Rather than just throwing together a quick script, I approached this with battle-tested engineering principles:
- Parallel By Default: Because life's too short to process files sequentially
- Explicit Error Boundaries: Failing gracefully when things go sideways (and with filesystems, they will)
- Memory Conscious: Batch processing keeps the RAM footprint reasonable
- Clean Code Practices: Specific exception handling, proper logging patterns, and linting compliance
- Type Safety: Comprehensive type annotations throughout for better maintainability
# Clone the repository
git clone https://github.com/poacosta/blob-metadata-extractor.git
cd blob-metadata-extractor
# Install dependencies
pip install -r requirements.txt
# Platform-specific libmagic installation
# For macOS
brew install libmagic
# For Ubuntu/Debian
apt-get install libmagic-dev
# For Windows
# See python-magic-bin documentation
- pandas: For efficient data manipulation
- tqdm: For progress tracking that doesn't make you question if the script died
- python-magic: For content type inspection that goes beyond "guess by extension"
- Pillow: For extracting image dimensions and metadata (optional)
python blob_metadata_extractor.py \
--input-path /path/to/files \
--output-csv output.csv \
--key-prefix "storage/" \
--workers 8
python blob_metadata_extractor.py \
--input-csv paths.csv \
--output-csv output.csv \
--start-id 1001 \
--service-name "s3"
python blob_metadata_extractor.py \
--input-csv relative_paths.csv \
--root-path "C:\Users\username\Documents\Datasets\logs" \
--output-csv output.csv \
--key-prefix "storage/"
python blob_metadata_extractor.py \
--input-path /path/to/files \
--output-csv output.csv \
--created-at "2025-04-15 09:30:00"
python blob_metadata_extractor.py \
--input-path /path/to/files \
--output-csv output.csv \
--skip-image-analysis
usage: blob_metadata_extractor.py [-h] (--input-path INPUT_PATH | --input-csv INPUT_CSV) --output-csv OUTPUT_CSV
[--root-path ROOT_PATH] [--key-prefix KEY_PREFIX] [--service-name SERVICE_NAME]

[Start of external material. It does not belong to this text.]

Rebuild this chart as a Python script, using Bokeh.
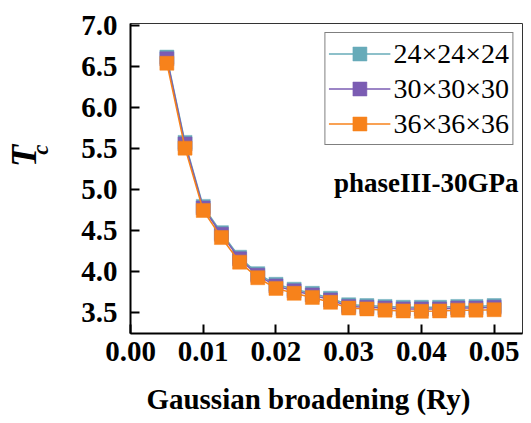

[--created-at CREATED_AT] [--workers WORKERS] [--batch-size BATCH_SIZE]
[--start-id START_ID] [--skip-image-analysis] [--verbose]
Extract metadata from files and generate a CSV file matching Active Storage blobs schema.
options:
-h, --help show this help message and exit
--input-path INPUT_PATH
Root directory path to scan for files
--input-csv INPUT_CSV
CSV file containing file paths (single column)
--output-csv OUTPUT_CSV
Path to output CSV file
--root-path ROOT_PATH
Root path to prepend to relative paths in the CSV file
--key-prefix KEY_PREFIX
Optional prefix to add to the "key" column values
--service-name SERVICE_NAME
Value for the service_name column (default: local)
--created-at CREATED_AT
Value for the created_at column (default: current date/time, format: YYYY-MM-DD HH:MM:SS)
--workers WORKERS Number of worker processes to use (default: available CPU cores)
--batch-size BATCH_SIZE
Number of files to process in each batch (default: 1000)
--start-id START_ID Starting ID for the id column (default: 1)
--skip-image-analysis Skip extraction of image dimensions and analysis
--verbose Enable verbose logging
You might not expect a utility script to emphasize clean code, but there's a method to this madness:
- Proper Logging: Using
%
formatting instead of f-strings for optimal performance - Specific Exceptions: Targeting
FileNotFoundError
andIOError
before falling back to generic catches - Cross-Platform Path Handling: Normalizing slashes for Windows/Unix compatibility
- Memory Efficiency: Streaming large directories with generators
- Type Annotations: Comprehensive typing throughout for better IDE support and static analysis
- Parameter Validation: Explicit handling of optional parameters with proper defaults
- Memory Footprint: Still loads all results before CSV creation
- Limited Metadata: Focused on Active Storage compatibility, not richer media metadata
- Single Machine: No distributed processing capability (yet)
This project is licensed under the MIT License.
Building this tool reminded me why "boring" utilities often reveal the most interesting engineering challenges. What started as "just extract some metadata" evolved into a playground for parallel processing, error handling patterns, and filesystem quirks.
The next time you're tasked with a seemingly mundane file operation at scale, remember: there's elegant engineering to be found in even the most utilitarian corners of our craft.
"Good code is like a good joke - it needs no explanation."